Sometimes, you just have to know your weaknesses and acknowledge it properly. I did that this week.
We've been getting a lot of phone calls lately at work, most needing assistance. I was given the lead in handling all of them coming in to our office. If you don't know, I work for a foundation that grants out to non-profits who provide direct assistance to individuals recovering from disasters. We don't give out funds directly to people.
Of course, most of the people who call don't realize that.
Emotionally, it's been hard to deal with them and I finally had my meltdown earlier in the week after talking to an senior who needed some repair done and shutters put up-- all of this before a major hurricane strikes again.
I couldn't deal with it. The raw emotion... how desperate the woman felt and my lack of empathy did nothing to help. It was too much to handle. I ran out of the office and walked around the block to blow some steam.

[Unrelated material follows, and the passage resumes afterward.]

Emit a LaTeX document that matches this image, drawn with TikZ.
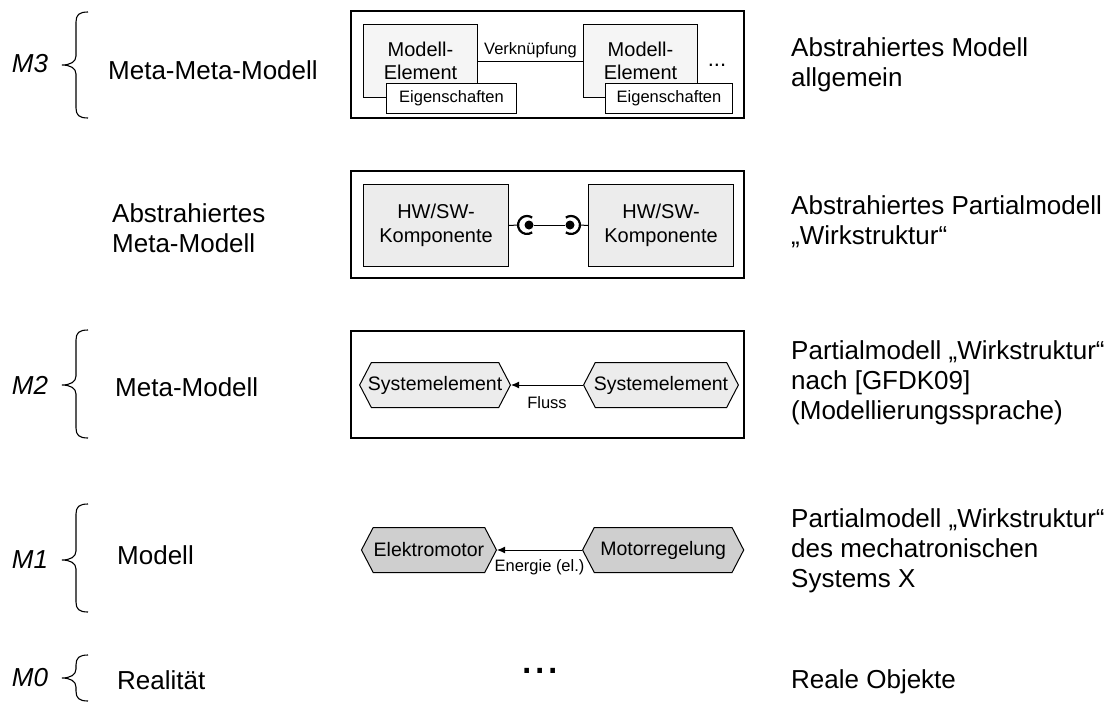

I would not be a good social worker... I get too emotionally involved and it drains me. I tried to let the people I work with understand this, but after my meltdown, my office mates learned that I could not handle them.

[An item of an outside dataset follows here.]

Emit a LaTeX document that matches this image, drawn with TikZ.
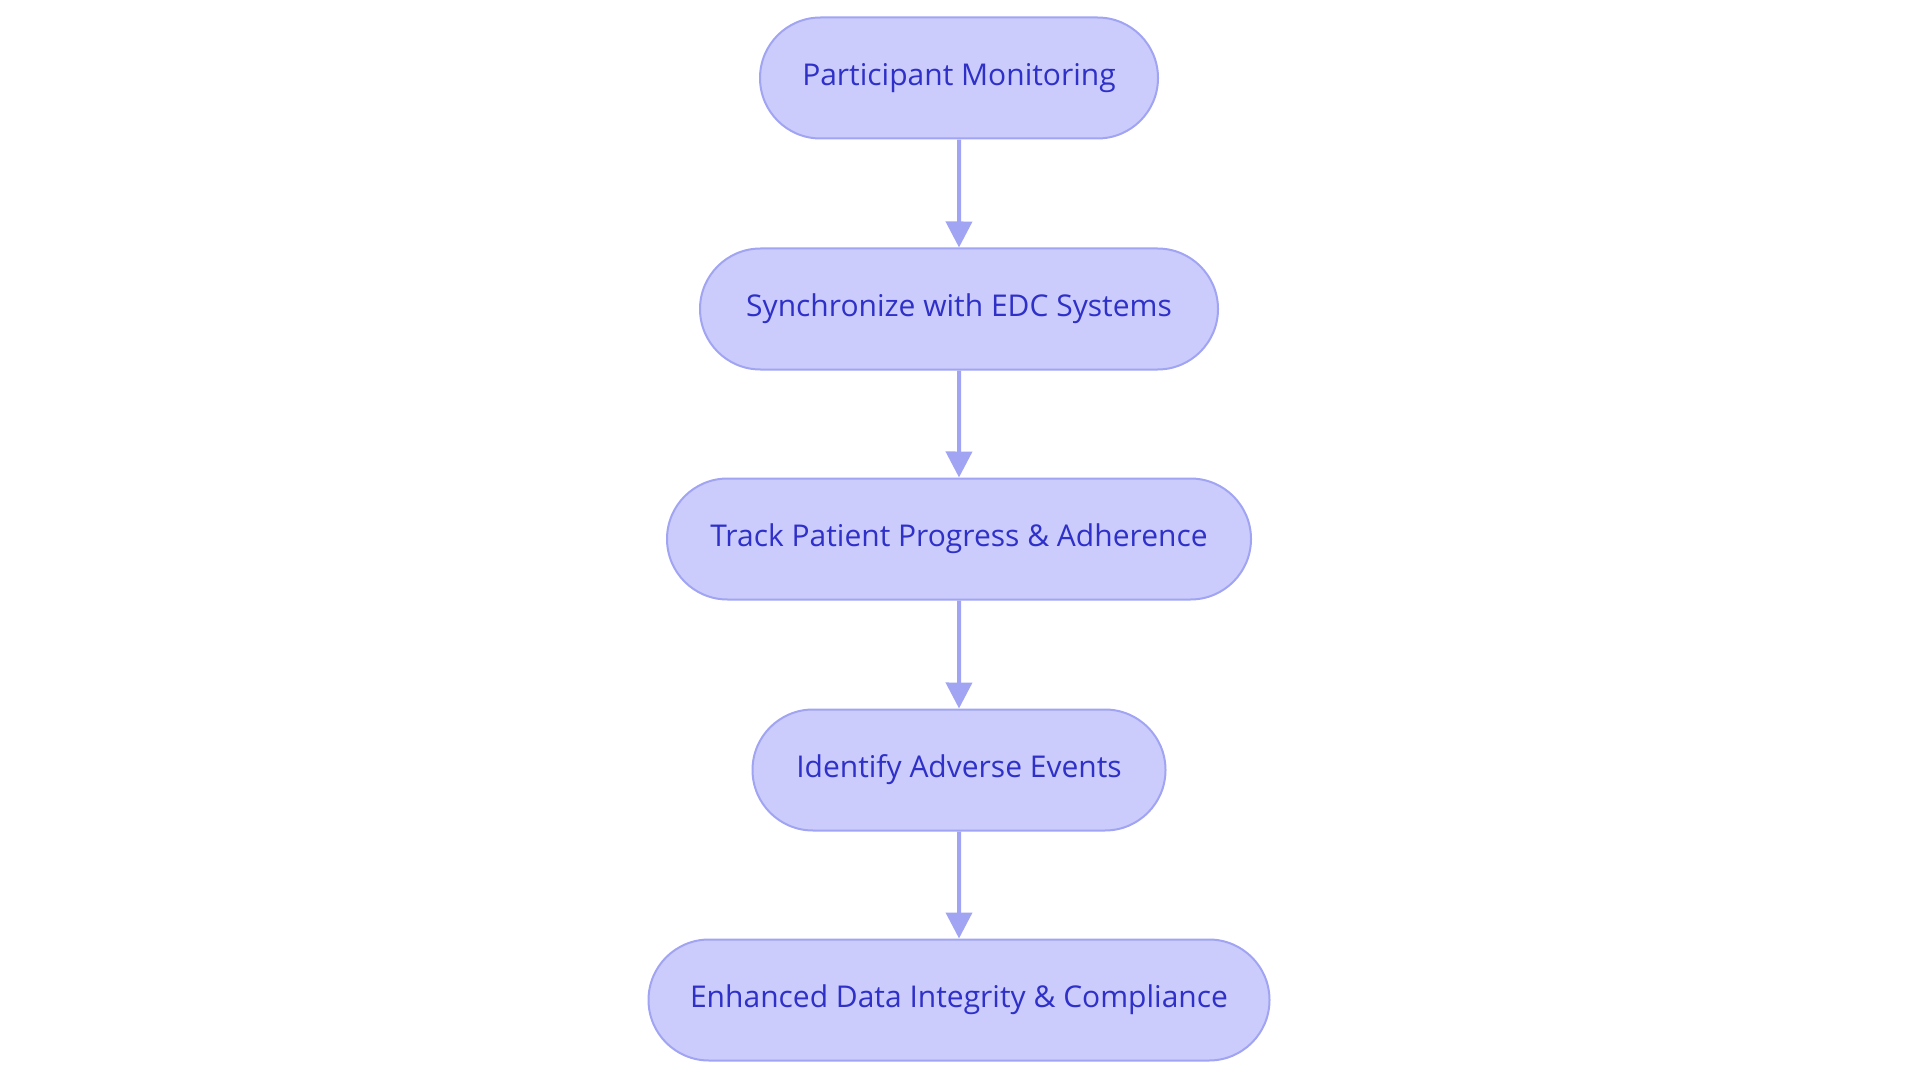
\documentclass[tikz,border=0pt]{standalone}
\usepackage{fontspec}
\setmainfont{Open Sans}
\usetikzlibrary{shapes.misc, arrows.meta}

\definecolor{boxfill}{HTML}{CBCCFC}
\definecolor{boxline}{HTML}{A0A4F2}
\definecolor{boxtext}{HTML}{2E30C8}

\tikzset{
    stepnode/.style={rounded rectangle, draw=boxline, fill=boxfill, line width=2pt,
        text=boxtext, minimum height=121pt, inner xsep=0pt},
    flow/.style={-{Triangle[length=26pt, width=26pt]}, draw=boxline, line width=4pt}
}

\begin{document}
\begin{tikzpicture}[x=1pt, y=-1pt, font=\fontsize{30}{36}\selectfont]
    \useasboundingbox (0,0) rectangle (1920,1083);

    \node[stepnode, minimum width=398pt] at (959, 78) (pm) {Participant Monitoring};
    \node[stepnode, minimum width=518pt] at (959, 309) (sync) {Synchronize with EDC Systems};
    \node[stepnode, minimum width=584pt] at (959, 539) (track) {Track Patient Progress \& Adherence};
    \node[stepnode, minimum width=413pt] at (959, 770) (ae) {Identify Adverse Events};
    \node[stepnode, minimum width=621pt] at (959, 1000) (dic) {Enhanced Data Integrity \& Compliance};

    \draw[flow] (pm) -- (sync);
    \draw[flow] (sync) -- (track);
    \draw[flow] (track) -- (ae);
    \draw[flow] (ae) -- (dic);
\end{tikzpicture}
\end{document}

There's been talk of moving that responsibility away from me, though I doubt that'd happen. I'm struggling through bouts of anxiety everytime my phone rings as I answer and pray it's not another problem.
I'm feeling really underappreciated right now because many in my office don't realize the gripes and complaints I get, both on the phone and when I'm in the field.
I can only pray that every week get better than the last... yet, who knows?